Implement pre-execution hooks that check compliance before every agent action and block violations automatically. Use risk scoring models that consider action reversibility, blast radius, and historical failure rates. Archive audit logs to durable storage with retention policies that match organizational compliance requirements.

When to Use It?

Use Cases

Monitor an autonomous coding agent to ensure it does not modify protected files or execute dangerous commands. Generate compliance audit reports for AI agents that interact with customer data or financial systems. Build a dashboard showing real-time agent activity with risk level indicators for operations teams.

Related Topics

AI safety monitoring, agent guardrail systems, compliance automation, observability platforms, and automated risk assessment.

Important Notes

Requirements

Integration points in the agent execution framework for pre and post action hooks. A storage backend for persisting audit logs with query capability. Defined organizational policies specifying acceptable agent behaviors and risk thresholds.

Usage Recommendations

Do: log every agent action including those that are approved, not just blocked ones.
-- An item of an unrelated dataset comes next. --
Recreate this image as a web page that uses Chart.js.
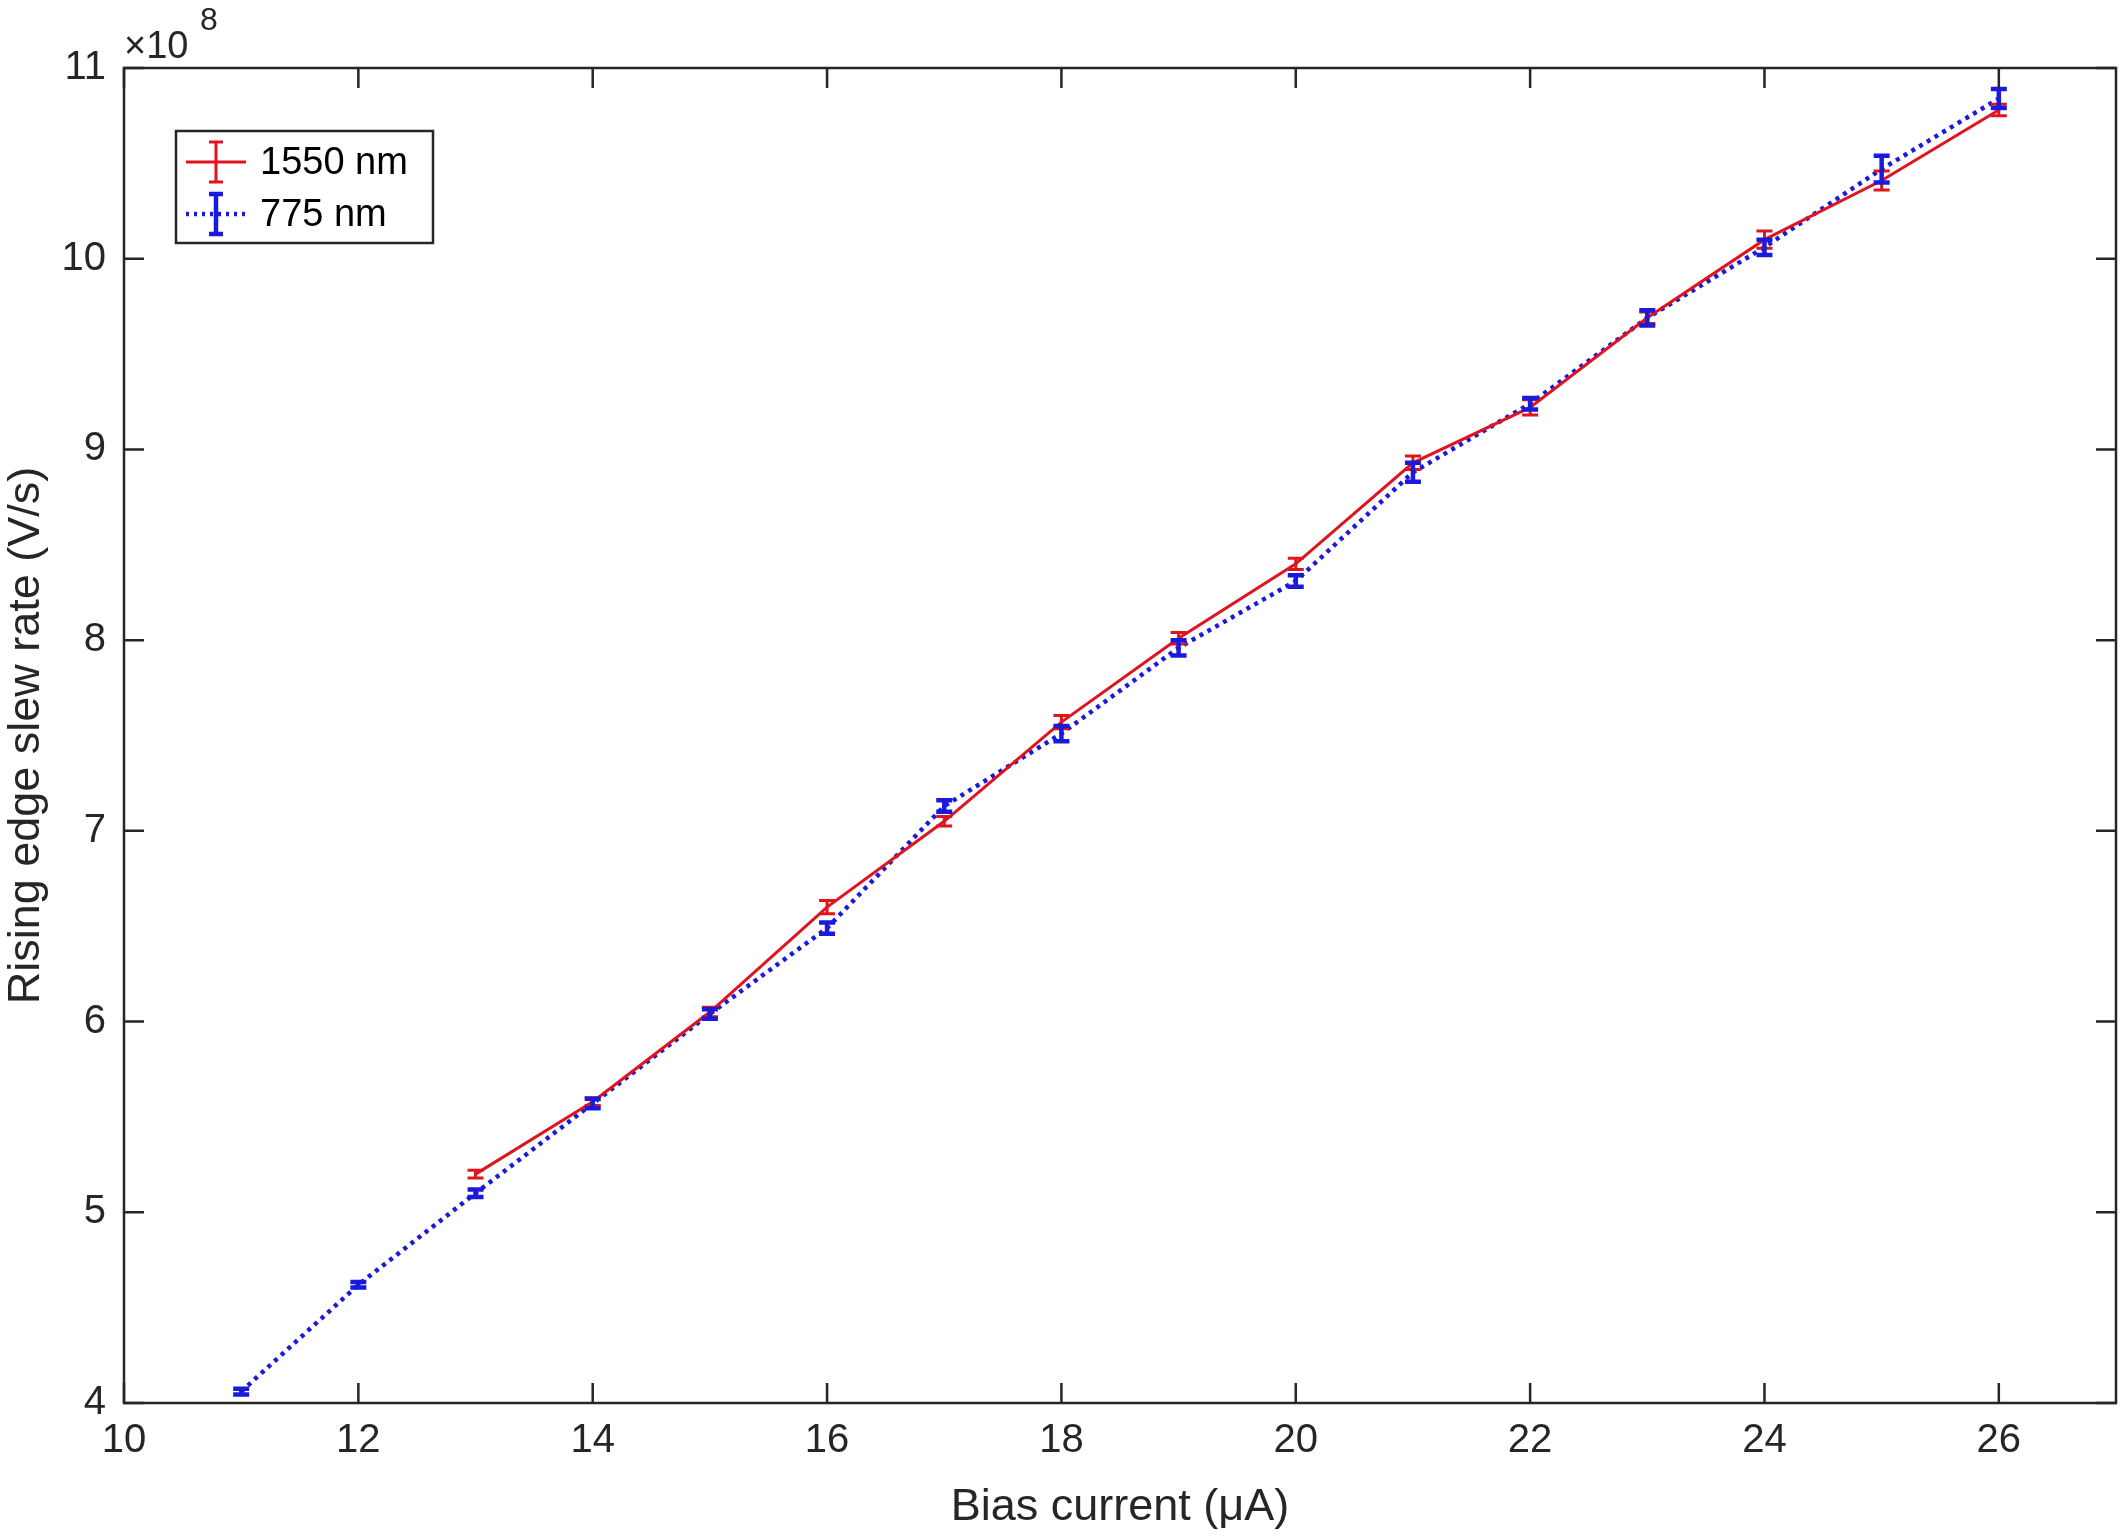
<!DOCTYPE html>
<html><head><meta charset="utf-8">
<script src="https://cdn.jsdelivr.net/npm/chart.js@4"></script>
<style>html,body{margin:0;padding:0;background:#fff}#c{display:block}</style>
</head><body>
<canvas id="c" width="2120" height="1539"></canvas>
<script>
const xs1550=[13,14,15,16,17,18,19,20,21,22,23,24,25,26];
const y1550=[5.20,5.58,6.05,6.60,7.05,7.57,8.01,8.40,8.93,9.22,9.69,10.10,10.41,10.78];
const e1550=[0.02,0.02,0.025,0.035,0.025,0.035,0.03,0.03,0.035,0.04,0.03,0.045,0.05,0.03];
const xs775=[11,12,13,14,15,16,17,18,19,20,21,22,23,24,25,26];
const y775=[4.06,4.62,5.10,5.57,6.04,6.49,7.13,7.51,7.96,8.31,8.88,9.24,9.69,10.06,10.47,10.84];
const e775=[0.015,0.015,0.02,0.025,0.025,0.03,0.03,0.04,0.04,0.03,0.05,0.03,0.04,0.04,0.07,0.05];
const xTicks=[10,12,14,16,18,20,22,24,26];
const yTicks=[4,5,6,7,8,9,10,11];
const FONT='"Liberation Sans", Arial, sans-serif';
const pts=(x,y)=>x.map((v,i)=>({x:v,y:y[i]}));
const errPlugin={id:'err',afterDatasetsDraw(ch){
  const c=ch.ctx,xS=ch.scales.x,yS=ch.scales.y;
  [[xs1550,y1550,e1550,'#e0141e',3,8],[xs775,y775,e775,'#1a1adc',4.5,8]].forEach(([X,Y,E,col,w,cap])=>{
    c.save();c.strokeStyle=col;c.lineWidth=w;
    X.forEach((x,i)=>{const px=xS.getPixelForValue(x),t=yS.getPixelForValue(Y[i]+E[i]),b=yS.getPixelForValue(Y[i]-E[i]);
      c.beginPath();c.moveTo(px,t);c.lineTo(px,b);c.moveTo(px-cap,t);c.lineTo(px+cap,t);c.moveTo(px-cap,b);c.lineTo(px+cap,b);c.stroke();});
    c.restore();});
}};
const framePlugin={id:'frame',afterDraw(ch){
  const c=ch.ctx,a=ch.chartArea,xS=ch.scales.x,yS=ch.scales.y;
  c.save();c.strokeStyle='#262626';c.lineWidth=2.5;
  c.strokeRect(a.left,a.top,a.right-a.left,a.bottom-a.top);
  c.beginPath();
  xTicks.forEach(v=>{const p=xS.getPixelForValue(v);c.moveTo(p,a.bottom);c.lineTo(p,a.bottom-20);c.moveTo(p,a.top);c.lineTo(p,a.top+20);});
  yTicks.forEach(v=>{const p=yS.getPixelForValue(v);c.moveTo(a.left,p);c.lineTo(a.left+20,p);c.moveTo(a.right,p);c.lineTo(a.right-20,p);});
  c.stroke();
  c.fillStyle='#262626';c.font='38px '+FONT;c.textBaseline='alphabetic';c.textAlign='left';
  c.fillText('\u00d710',124,58);c.font='32px '+FONT;c.fillText('8',200,30);
  const L=176,T=131,W=257,H=112;
  c.fillStyle='#fff';c.fillRect(L,T,W,H);c.strokeRect(L,T,W,H);
  c.font='38px '+FONT;c.fillStyle='#000';c.textBaseline='middle';
  const rows=[['1550 nm','#e0141e',[],3],['775 nm','#1a1adc',[3,5],4.5]];
  const ys=[162,214];
  rows.forEach((r,i)=>{const y=ys[i];c.strokeStyle=r[1];c.lineWidth=r[3];c.setLineDash(r[2]);
    c.beginPath();c.moveTo(L+10,y);c.lineTo(L+70,y);c.stroke();c.setLineDash([]);
    c.beginPath();c.moveTo(L+40,y-20);c.lineTo(L+40,y+20);c.moveTo(L+33,y-20);c.lineTo(L+47,y-20);c.moveTo(L+33,y+20);c.lineTo(L+47,y+20);c.stroke();
    c.fillText(r[0],L+84,y+2);});
  c.restore();
}};
new Chart(document.getElementById('c'),{
  type:'scatter',
  data:{datasets:[
    {label:'1550 nm',data:pts(xs1550,y1550),showLine:true,borderColor:'#e0141e',borderWidth:3,pointRadius:0,tension:0},
    {label:'775 nm',data:pts(xs775,y775),showLine:true,borderColor:'#1a1adc',borderWidth:4.5,borderDash:[4,5],pointRadius:0,tension:0}
  ]},
  options:{responsive:false,animation:false,
    layout:{padding:{top:68,right:4,left:0,bottom:0}},
    plugins:{legend:{display:false},tooltip:{enabled:false}},
    scales:{
      x:{type:'linear',min:10,max:27,grid:{display:false},border:{display:false},
        afterBuildTicks:s=>{s.ticks=xTicks.map(v=>({value:v}));},
        afterFit:s=>{s.height=136;},
        ticks:{color:'#262626',font:{size:40,family:FONT},maxRotation:0,padding:6},
        title:{display:true,text:'Bias current (\u03bcA)',color:'#262626',font:{size:45,family:FONT},padding:{top:-4}}},
      y:{min:4,max:11,grid:{display:false},border:{display:false},
        afterBuildTicks:s=>{s.ticks=yTicks.map(v=>({value:v}));},
        afterFit:s=>{s.width=124;},
        ticks:{color:'#262626',font:{size:40,family:FONT},padding:10},
        title:{display:true,text:'Rising edge slew rate (V/s)',color:'#262626',font:{size:45,family:FONT},padding:{bottom:0,top:0}}}
    }},
  plugins:[errPlugin,framePlugin]
});
</script></body></html>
Review and update policy rules regularly as agent capabilities expand. Include sufficient context in action logs to understand the reasoning behind each decision.

Don't: rely solely on post-hoc auditing without real-time compliance checks that can prevent violations. Set risk thresholds so low that agents are blocked from performing useful work. Store audit logs in locations that agents themselves can modify or delete.

Limitations

Policy rules cannot anticipate every possible harmful action an agent might attempt. Compliance checking adds latency to every agent action in the execution pipeline. Risk scoring accuracy depends on the quality of the scoring model and historical data used for calibration.